Les exercices au grand air sont cultivés au Japon presque autant qu’en pays anglo-saxons, bien qu’ils soient un peu différens. Hearn nous raconte que, chaque année au mois d’octobre, des luttes athlétiques ont lieu dans un vaste cirque improvisé que domine la tribune pavoisée du gouverneur. Les écoliers des villes et villages, à vingt-cinq milles à la ronde, arrivent en foule, et un bon tiers de la population de la ville assiste à leurs exploits. Ce sont des jeux d’adresse, des courses, de l’escrime exigeant beaucoup plus d’agilité que la nôtre. On s’évertue à ramper, à grimper, à sauter. Les petites filles ramassent en courant des balles de trois couleurs différentes parmi d’autres balles innombrables semées sur le gazon. Elles ont aussi la course du drapeau, un concours de volant, et tandis qu’elles y déploient leurs grâces mignardes, les garçons montrent leur vigueur en tirant, cent contre cent, les deux bouts d’un câble qui forme « le nœud de la guerre. » Mais le triomphe du jour est la cloche muette : six mille garçons et filles massés en rangs de cinq cents de profondeur, six mille paires de bras s’élevant et retombant en mesure, six mille paires de sandales avançant ou reculant au signal des maîtres de gymnastique, six mille voix chantant à la fois, le « un, deux, trois, » qui règle les gestes de la cloche muette. C’est aussi le jeu curieux de la prise du château, deux hautes tours en papier se dressant aux deux extrémités du terrain de manœuvre et qui, bombardées avec des balles parties de deux camps opposés, prennent feu toutes seules ; des vases découverts remplis d’un liquide inflammable sont disposés intérieurement à cet effet.

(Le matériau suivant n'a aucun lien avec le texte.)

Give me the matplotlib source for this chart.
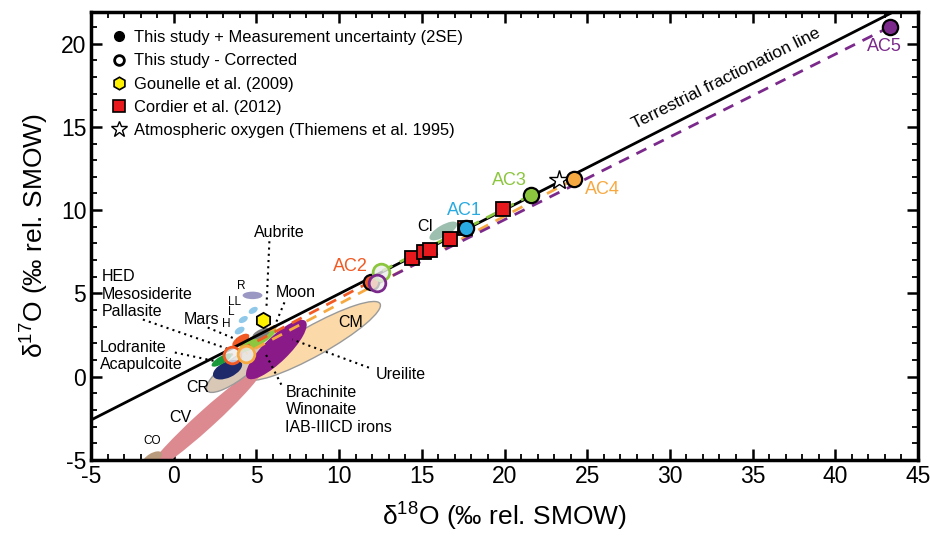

De huit heures du matin à cinq heures du soir, les jeux continuent, des milliers de voix entonnent pour la clôture l’hymne national terminé par trois acclamations en l’honneur de Leurs Majestés impériales. Les Japonais en ces circonstances ne hurlent pas, ils chantent, chaque cri prolongé produisant l’effet d’un immense chœur a a a a a a a a.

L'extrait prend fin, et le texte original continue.